**Exercise directions**
Reproduce the listing exactly, with no pictures in your copy.
********
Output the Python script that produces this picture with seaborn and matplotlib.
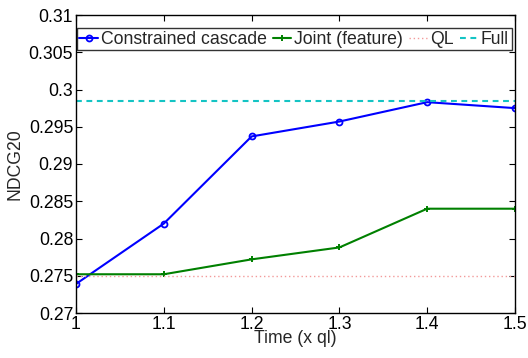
import numpy as np
import pandas as pd
import matplotlib
matplotlib.use("Agg")
import matplotlib.pyplot as plt
import seaborn as sns

# Budget multiples (x axis)
time_x = [1.0, 1.1, 1.2, 1.3, 1.4, 1.5]

# NDCG@20 for each method
constrained_cascade = [0.2739, 0.2820, 0.2937, 0.2957, 0.2983, 0.2975]
joint_feature = [0.2752, 0.2752, 0.2772, 0.2788, 0.2840, 0.2840]
ql_value = 0.2750
full_value = 0.2985

series_names = ["Constrained cascade", "Joint (feature)", "QL", "Full"]
y_ticks = [0.27, 0.275, 0.28, 0.285, 0.29, 0.295, 0.3, 0.305, 0.31]
x_ticks = [1.0, 1.1, 1.2, 1.3, 1.4, 1.5]

sns.set_style("white")
plt.rcParams["font.family"] = ["Liberation Sans", "DejaVu Sans"]
FS = 12.7

df = pd.DataFrame({
    "time": time_x * 4,
    "ndcg": constrained_cascade + joint_feature + [ql_value] * 6 + [full_value] * 6,
    "method": sum([[n] * 6 for n in series_names], []),
})

fig = plt.figure(figsize=(5.28, 3.58), dpi=100)
ax = fig.add_axes([76 / 528, 1 - 313 / 358, (515 - 76) / 528, (313 - 15) / 358])

styles = {
    "Constrained cascade": dict(color="#0000ff", marker="o", markersize=4.3,
                                markerfacecolor="none", markeredgecolor="#0000ff",
                                markeredgewidth=1.3, linewidth=1.5, linestyle="-"),
    "Joint (feature)": dict(color="#008000", marker="+", markersize=4.5,
                            markeredgecolor="#008000", markeredgewidth=1.4,
                            linewidth=1.5, linestyle="-"),
    "QL": dict(color="#f39a9a", linewidth=1.0, linestyle=(0, (1, 2))),
    "Full": dict(color="#14c4c4", linewidth=1.5, linestyle=(0, (2.8, 2.2))),
}

for name in series_names:
    sub = df[df["method"] == name]
    sns.lineplot(data=sub, x="time", y="ndcg", ax=ax, label=name,
                 estimator=None, sort=False, **styles[name])

ax.set_xlim(1.0, 1.5)
ax.set_ylim(0.27, 0.31)
ax.set_xticks(x_ticks)
ax.set_xticklabels([f"{v:g}" for v in x_ticks], fontsize=FS)
ax.set_yticks(y_ticks)
ax.set_yticklabels([f"{v:g}" for v in y_ticks], fontsize=FS)
ax.tick_params(direction="in", length=4, width=0.8, top=True, right=True,
               bottom=True, left=True, pad=2, colors="black")
for sp in ax.spines.values():
    sp.set_visible(True)
    sp.set_color("black")
    sp.set_linewidth(1.0)

ax.set_xlabel("Time (x ql)", fontsize=FS, labelpad=-2)
ax.set_ylabel("NDCG20", fontsize=FS, labelpad=4)

leg = ax.legend(loc="upper center", bbox_to_anchor=(0.497, 0.956), ncol=4,
                fontsize=FS, frameon=True, fancybox=False, handlelength=1.05,
                handletextpad=0.15, columnspacing=0.35, borderpad=0.15,
                borderaxespad=0.0, edgecolor="black")
leg.get_frame().set_linewidth(1.0)

fig.savefig("out.png", dpi=100)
********
**Complete output**
Output the Python script that produces this picture with seaborn and matplotlib.
import numpy as np
import pandas as pd
import matplotlib
matplotlib.use("Agg")
import matplotlib.pyplot as plt
import seaborn as sns

# Budget multiples (x axis)
time_x = [1.0, 1.1, 1.2, 1.3, 1.4, 1.5]

# NDCG@20 for each method
constrained_cascade = [0.2739, 0.2820, 0.2937, 0.2957, 0.2983, 0.2975]
joint_feature = [0.2752, 0.2752, 0.2772, 0.2788, 0.2840, 0.2840]
ql_value = 0.2750
full_value = 0.2985

series_names = ["Constrained cascade", "Joint (feature)", "QL", "Full"]
y_ticks = [0.27, 0.275, 0.28, 0.285, 0.29, 0.295, 0.3, 0.305, 0.31]
x_ticks = [1.0, 1.1, 1.2, 1.3, 1.4, 1.5]

sns.set_style("white")
plt.rcParams["font.family"] = ["Liberation Sans", "DejaVu Sans"]
FS = 12.7

df = pd.DataFrame({
    "time": time_x * 4,
    "ndcg": constrained_cascade + joint_feature + [ql_value] * 6 + [full_value] * 6,
    "method": sum([[n] * 6 for n in series_names], []),
})

fig = plt.figure(figsize=(5.28, 3.58), dpi=100)
ax = fig.add_axes([76 / 528, 1 - 313 / 358, (515 - 76) / 528, (313 - 15) / 358])

styles = {
    "Constrained cascade": dict(color="#0000ff", marker="o", markersize=4.3,
                                markerfacecolor="none", markeredgecolor="#0000ff",
                                markeredgewidth=1.3, linewidth=1.5, linestyle="-"),
    "Joint (feature)": dict(color="#008000", marker="+", markersize=4.5,
                            markeredgecolor="#008000", markeredgewidth=1.4,
                            linewidth=1.5, linestyle="-"),
    "QL": dict(color="#f39a9a", linewidth=1.0, linestyle=(0, (1, 2))),
    "Full": dict(color="#14c4c4", linewidth=1.5, linestyle=(0, (2.8, 2.2))),
}

for name in series_names:
    sub = df[df["method"] == name]
    sns.lineplot(data=sub, x="time", y="ndcg", ax=ax, label=name,
                 estimator=None, sort=False, **styles[name])

ax.set_xlim(1.0, 1.5)
ax.set_ylim(0.27, 0.31)
ax.set_xticks(x_ticks)
ax.set_xticklabels([f"{v:g}" for v in x_ticks], fontsize=FS)
ax.set_yticks(y_ticks)
ax.set_yticklabels([f"{v:g}" for v in y_ticks], fontsize=FS)
ax.tick_params(direction="in", length=4, width=0.8, top=True, right=True,
               bottom=True, left=True, pad=2, colors="black")
for sp in ax.spines.values():
    sp.set_visible(True)
    sp.set_color("black")
    sp.set_linewidth(1.0)

ax.set_xlabel("Time (x ql)", fontsize=FS, labelpad=-2)
ax.set_ylabel("NDCG20", fontsize=FS, labelpad=4)

leg = ax.legend(loc="upper center", bbox_to_anchor=(0.497, 0.956), ncol=4,
                fontsize=FS, frameon=True, fancybox=False, handlelength=1.05,
                handletextpad=0.15, columnspacing=0.35, borderpad=0.15,
                borderaxespad=0.0, edgecolor="black")
leg.get_frame().set_linewidth(1.0)

fig.savefig("out.png", dpi=100)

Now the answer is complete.